When I was student teaching, the principal at the school kindly offered to do a mock-interview with me for practice. During the interview, he asked me this question: "Do you want your students to like you?" Caught off-guard, I mumbled some kind of inarticulate, "Well, no, but they need to respect me..." type of answer. Afterwards, he told me to throw that answer right in the trash and tell the truth: of course I want my students to like me. And it's true. In order to really teach kids, you first need to capture their hearts. When they like you, they'll do ANYTHING for you. I truly believe that teaching is a relational endeavor. Here are my favorite ways to build relationships with students...
1. Greet them at the door every morning with a handshake, eye contact, a smile, and a "Good morning, (first name)." I do this every morning. It's a quick, easy way to interact one-on-one with the kids. I can quickly ask them how they are, assess who is still half asleep, and let the kids know that I'm glad they're here. It's a wonderful start to the day for all of us, me included!
2. Respond to their journal entries as often as possible with personal notes. If you have your kids write in a journal, every couple days or weeks collect them and read an entry or two. You don't need to write much in response, just enough to show them that you are interested in what they have to say.
3. Celebrate their achievements with them privately. When one of my students gets a particularly good grade on a test, especially if it's unexpected or if they have been working extra hard, I like to call them over to my desk and share it with them that way. It's wonderful seeing their eyes light up and being able to share in that excitement with them. It also lets them know that you really truly are proud of them.
4. Learn about their lives. From the first day of school, find out what sports they play, how many siblings they have, what kind of books they like, etc. Then mention these things to the student as often as possible. Ask how football or cheerleading practice was. Wish them luck at their soccer game. Find out how that book was that they were reading all week.
5. Share your life with your students (in appropriate ways). In my experience, this helps the kids see you as a real person, and opens up the door for them to share their lives with you. I tell kids about my running, what book I am reading, etc. I don't go into details, but share just enough so that they see that I have interests and hobbies.
6. Regularly say these words out loud to the kids, as cheesy as they may sound: "I like you," "I'm glad you're here," "I'm so happy you're part of our class," "It's great to see you today," "I care about you," "I want to help you succeed." Trust me when I say that these little things WORK. Especially for tough kids who don't hear these things at home. Even when a kid is upset with you, say them. One of my kids earlier this year who had big time behavior difficulties was telling me on repeat how he hates this school and hates me. I just smiled and said, "I'm sorry you hate this school and hate me. I really like you. I will keep on liking you all year long no matter what." Unfortunately he moved in January, but let me assure you that by the time he left he was like putty in my hand thanks to the amazing relationship we had built.
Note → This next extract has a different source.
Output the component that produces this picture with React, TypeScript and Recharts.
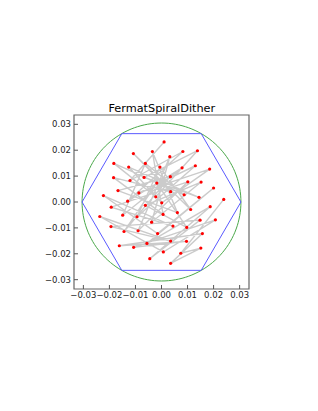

7. Call parents to share celebrations in front of the student. I save this one for really special achievements to keep it extra meaningful for the kids. Sometimes if a student makes BIG growth on the MAP test, I will call the parents with the student and tell them what special news we have, and then let the student talk. I will tell you, it is amazing to see how excited the students get when I call home for something positive, and even more amazing to hear the love and pride in the parents' voices. I haven't done this much this year, but I plan to look for more opportunities in the upcoming weeks.
8. Have lunch with a few kids every once in awhile.
This is another one that doesn't have to be frequent--doing it just every now and then keeps it special. Sometimes I will invite a student or two to have lunch with me in the library or some place. I usually do this as a reward for extra hard work, or some times with a student I am especially concerned about socially to talk. It shows them that they are special to me, and it's great interacting with the kids outside the classroom.
9. Be consistent. Consistency helps build trust. When kids know they can count on you to reward them when they do the right things and correct them when they do the wrong things, they will see that you are dependable and trustworthy. A little trust goes a long way in the classroom--kids who trust you will risk everything for you in learning, because they know you will be there to help them when they need it.
10. Deliver consequences with empathy. I can't take credit for this one; it's straight from Teaching with Love and Logic by Fay & Funk (my absolute favorite book about classroom management! Read more about some of the ways I use L&L in my classroom here). The idea here is that you can build relationships even when you're delivering a consequence to kids. The long and short of it is that while no one likes giving consequences, kids make mistakes and we need to follow through with what we say we're going to do. But that doesn't mean we have to destroy our relationships with the kids in the process. In my experience, when I deliver consequences with empathy, it tends to make our relationship STRONGER almost instantly. Here's how it looks for a disruptive kid, for example: "What choice were you making during class? Do you think that the best choice you could have made? Listen, I really like you. I care about you, and I love having you in our class. But when you choose to [fill in the blank], it makes it tough for you and others to learn, and for me to teach. Do you think you can turn things around right now, or do you need a little break first? When you're ready, we'll move on and keep learning." The message is simple: I like YOU. I care about YOU. I do not like your CHOICE.
What am I missing? How do you build relationships with your students?